Vanity of Vanities

“Vanity of vanities… all is vanity.” So states Solomon, the wisest and wealthiest king the nation of Israel has ever known, in his second biblical book of wisdom, Ecclesiastes. This is the first of two significant conclusions he comes to in the book, the disheartening result of a series of experiments in which he sought unbridled pleasure and prosperity (chapter 2), and came up empty.

King Solomon, however, is not alone in his assessment. H.G. Wells, famous historian and philosopher, said at age 61: “I have no peace. All life is at the end of the tether.” The poet Byron said, “My days are in yellow leaf, the flowers and fruits of life are gone, the worm and the canker, and the grief are mine alone.” The literary genius Thoreau summed it up this way: “Most men live lives of quiet desperation.” (Morning Glory, May 29, 1993) The common thread in each of these opinions is that life is, by its very nature, full of sorrow and suffering, and is at best, unfulfilling. It is a hopeless philosophy which leaves man without a reason to live.

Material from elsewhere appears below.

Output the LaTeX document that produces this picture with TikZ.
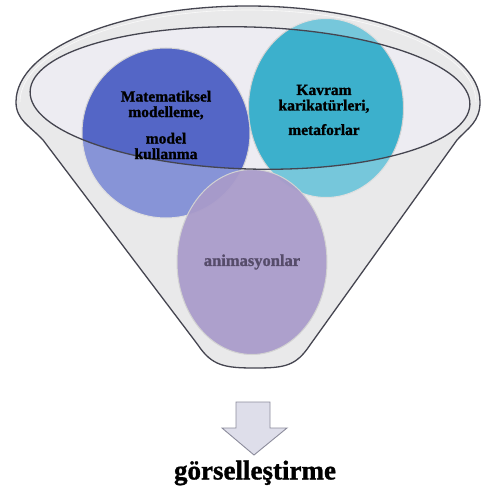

So, how does Solomon, the wisest man who ever lived, explain this dilemma? The key to the answer rests in the phrase “under the sun,” found in verse two of chapter one. Solomon is examining life from a human perspective. The great majority of his discourse (chapters 2-10) is taken up in a discussion of living life “under the sun,” an exercise in futility (Ecclesiastes 8:15-17), fatalism (Ecclesiastes 9:10-12) and folly (Ecclesiastes 10:5-6). Not until chapter 11 do we begin to see any positive meditation or optimism.

Solomon’s second conclusion is found in the last two verses of the last chapter in his discourse. He sums up his thoughts with two cautions and an observation: “Let us hear the conclusion of the whole matter: Fear God, and keep his commandments: for this is the whole duty of man. For God shall bring every work into judgment, with every secret thing, whether it be good, or whether it be evil.” 

What is the secret to living life “under the sun” in a successful manner? The answer is viewing life from an eternal perspective. When we “fear God and keep his commandments” with an awareness that we will one day stand before God, life is no longer empty. Living has purpose, desperation vanishes and human fulfillment becomes reality.